Direction — Repeat what the lines below say, word for word, and skip every image.

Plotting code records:

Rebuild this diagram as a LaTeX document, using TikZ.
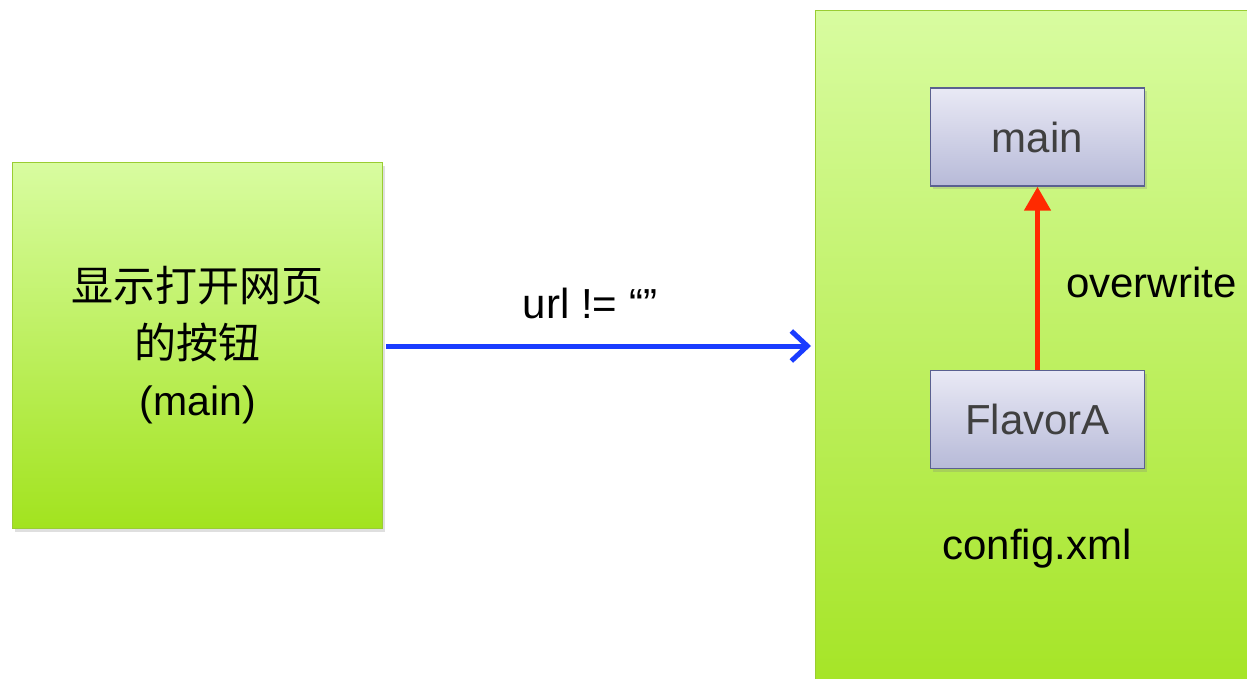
\documentclass[tikz,border=0pt]{standalone}
\usepackage{fontspec}
\setmainfont{Liberation Sans}
\newfontfamily\cjk{Noto Sans CJK SC}
\usetikzlibrary{arrows.meta,shadows}
\definecolor{gtop}{HTML}{D8FCA0}
\definecolor{gbot}{HTML}{A2E31E}
\definecolor{gedge}{HTML}{9ACD32}
\definecolor{btop}{HTML}{E9E9F5}
\definecolor{bbot}{HTML}{B7BAD8}
\definecolor{bedge}{HTML}{5A6090}
\definecolor{txtgray}{HTML}{404040}
\definecolor{arrblue}{HTML}{1A3CFF}
\definecolor{arrred}{HTML}{FF2A00}
\tikzset{
  x=1pt,y=-1pt,
  greenbox/.style={draw=gedge,line width=1.2pt,top color=gtop,bottom color=gbot,
    drop shadow={shadow xshift=2pt,shadow yshift=-3pt,opacity=0.25}},
  innerbox/.style={draw=bedge,line width=1.5pt,top color=btop,bottom color=bbot,
    minimum width=214pt,minimum height=98pt,inner sep=0pt,text=txtgray,
    font=\fontsize{42}{50}\selectfont,
    drop shadow={shadow xshift=2pt,shadow yshift=-3pt,opacity=0.25}},
  lbl/.style={font=\fontsize{42}{50}\selectfont,text=black,inner sep=0pt},
}
\begin{document}
\begin{tikzpicture}
\clip (0,0) rectangle (1247,679);
\fill[white] (0,0) rectangle (1247,679);
% left box
\node[greenbox,minimum width=370pt,minimum height=366pt,inner sep=0pt,anchor=north west,
  align=center,font=\fontsize{41}{57}\selectfont] (left) at (12,162)
  {{\cjk\fontsize{42}{57}\selectfont 显示打开网页}\\{\cjk\fontsize{42}{57}\selectfont 的按钮}\\(main)};
% right big box
\node[greenbox,minimum width=480pt,minimum height=720pt,inner sep=0pt,anchor=north west] (right) at (815,10) {};
% inner boxes
\node[innerbox] (mainb) at (1037.5,137) {main};
\node[innerbox] (flavor) at (1037.5,419.5) {FlavorA};
% labels
\node[lbl] (cfg) at (1037,549) {config.xml};
\node[lbl,anchor=west] (ow) at (1066,282) {overwrite};
\node[lbl] (url) at (590,303) {url != “”};
% arrows
\coordinate (bs) at (386,346);
\coordinate (be) at (811,346);
\draw[arrblue,line width=5pt,-{Straight Barb[length=16pt,width=30pt,line width=5pt]}] (bs) -- (be);
\draw[arrred,line width=5pt,-{Triangle[length=24pt,width=26pt]}] (flavor.north) -- (mainb.south);
\end{tikzpicture}
\end{document}
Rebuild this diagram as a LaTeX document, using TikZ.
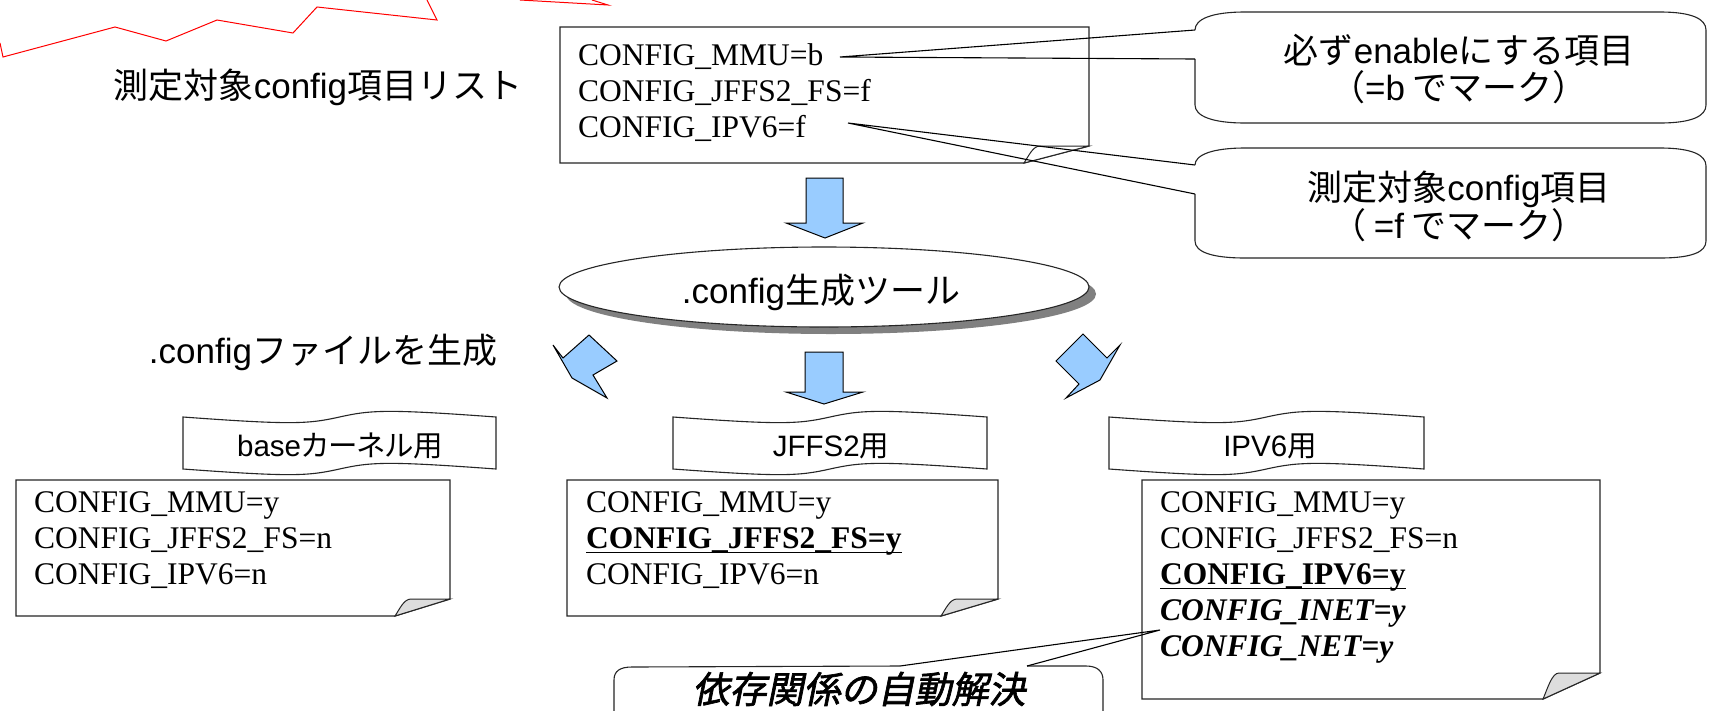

Solved exercise —
Rebuild this diagram as a LaTeX document, using TikZ.
\documentclass[tikz,border=0pt]{standalone}
\usepackage{fontspec}
\setmainfont{Liberation Sans}
\newfontfamily\cjk{Noto Sans CJK SC}
\usetikzlibrary{arrows.meta,shadows}
\definecolor{gtop}{HTML}{D8FCA0}
\definecolor{gbot}{HTML}{A2E31E}
\definecolor{gedge}{HTML}{9ACD32}
\definecolor{btop}{HTML}{E9E9F5}
\definecolor{bbot}{HTML}{B7BAD8}
\definecolor{bedge}{HTML}{5A6090}
\definecolor{txtgray}{HTML}{404040}
\definecolor{arrblue}{HTML}{1A3CFF}
\definecolor{arrred}{HTML}{FF2A00}
\tikzset{
  x=1pt,y=-1pt,
  greenbox/.style={draw=gedge,line width=1.2pt,top color=gtop,bottom color=gbot,
    drop shadow={shadow xshift=2pt,shadow yshift=-3pt,opacity=0.25}},
  innerbox/.style={draw=bedge,line width=1.5pt,top color=btop,bottom color=bbot,
    minimum width=214pt,minimum height=98pt,inner sep=0pt,text=txtgray,
    font=\fontsize{42}{50}\selectfont,
    drop shadow={shadow xshift=2pt,shadow yshift=-3pt,opacity=0.25}},
  lbl/.style={font=\fontsize{42}{50}\selectfont,text=black,inner sep=0pt},
}
\begin{document}
\begin{tikzpicture}
\clip (0,0) rectangle (1247,679);
\fill[white] (0,0) rectangle (1247,679);
% left box
\node[greenbox,minimum width=370pt,minimum height=366pt,inner sep=0pt,anchor=north west,
  align=center,font=\fontsize{41}{57}\selectfont] (left) at (12,162)
  {{\cjk\fontsize{42}{57}\selectfont 显示打开网页}\\{\cjk\fontsize{42}{57}\selectfont 的按钮}\\(main)};
% right big box
\node[greenbox,minimum width=480pt,minimum height=720pt,inner sep=0pt,anchor=north west] (right) at (815,10) {};
% inner boxes
\node[innerbox] (mainb) at (1037.5,137) {main};
\node[innerbox] (flavor) at (1037.5,419.5) {FlavorA};
% labels
\node[lbl] (cfg) at (1037,549) {config.xml};
\node[lbl,anchor=west] (ow) at (1066,282) {overwrite};
\node[lbl] (url) at (590,303) {url != “”};
% arrows
\coordinate (bs) at (386,346);
\coordinate (be) at (811,346);
\draw[arrblue,line width=5pt,-{Straight Barb[length=16pt,width=30pt,line width=5pt]}] (bs) -- (be);
\draw[arrred,line width=5pt,-{Triangle[length=24pt,width=26pt]}] (flavor.north) -- (mainb.south);
\end{tikzpicture}
\end{document}
Rebuild this diagram as a LaTeX document, using TikZ.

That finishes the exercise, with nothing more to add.